If, instead we had elections to the House of Lords, no doubt, people who would never get ‘chosen’ by the chosen would gain entry. But simplistic redress can rebound on itself. You don’t just want more women, disabled, black and Asian Peers. You want them to be worthy of the seriously responsible job.
I am coming round to the idea that a wholly ITLALS PREVIOUS elected House of Lords would actually diminish parliament. Mediocre (though ambitious) people would get in and they would be easily manipulated by the ruling party to weaken the processes that ensure our laws are good, just and workable. This is what our Lords and Baronesses did last night and Oh so brilliantly. They threw out the proposed law that would allow an individual to be detained for 42 days without charge. In the Commons, the government was able to get a majority by whipping its MPs into line. Muslim MPs were shamefully compliant. The Peers, on the other hand, would not be cowed and royally won the battle.
I had tea with Baroness Liz Symons in the Lords last week and looking around the tearoom it was noticeable that the upper chamber is now impressively diverse, and high calibre. There was Lord Desai, the erudite economist, Attorney General Patricia Scotland, Liz Symons herself, once a high flying civil servant, the LibDem Baroness Faulkner, Tory Baroness Sayeeda Warsi, Shriti Vadhera, woman of many portfolios, doughty lawyer Helena Kennedy. It is no longer just a white gents club, nor a retiring home for befuddled aristocrats. Some of those who have served this country best would not have got in playing the electoral game which rewards populism and low common sense.
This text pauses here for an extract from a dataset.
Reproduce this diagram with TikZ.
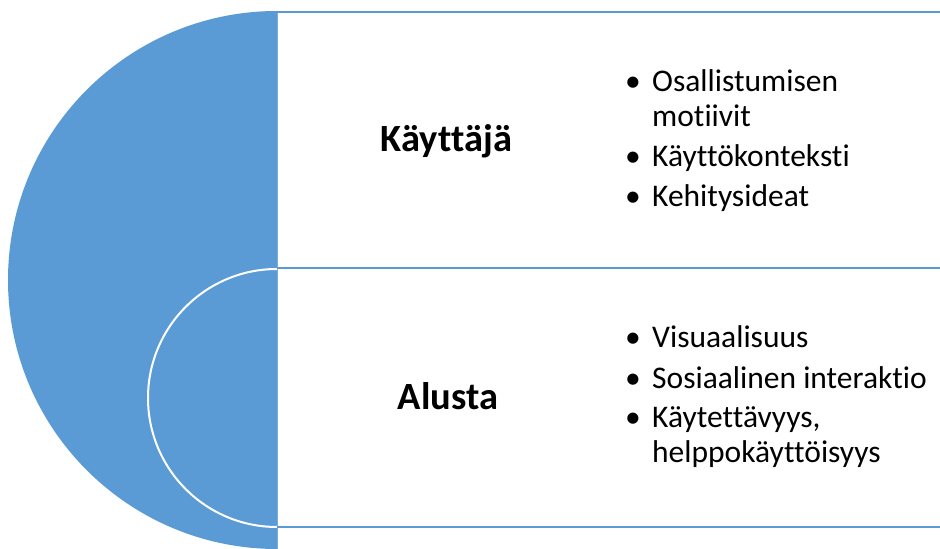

Women, black and Asian Britons are still underrepresented in the Commons and numbers must be increased but some, alas, who have entered the corridors of power were never worth it. Many Lords and Ladies who have been ennobled in the last decade certainly are more than worth it. These undemocratically selected patricians fiercely protect our democratic rights. And so this leftie now salutes the erudite and independent bigwigs, and even the archaic system that put them there. Strange old world.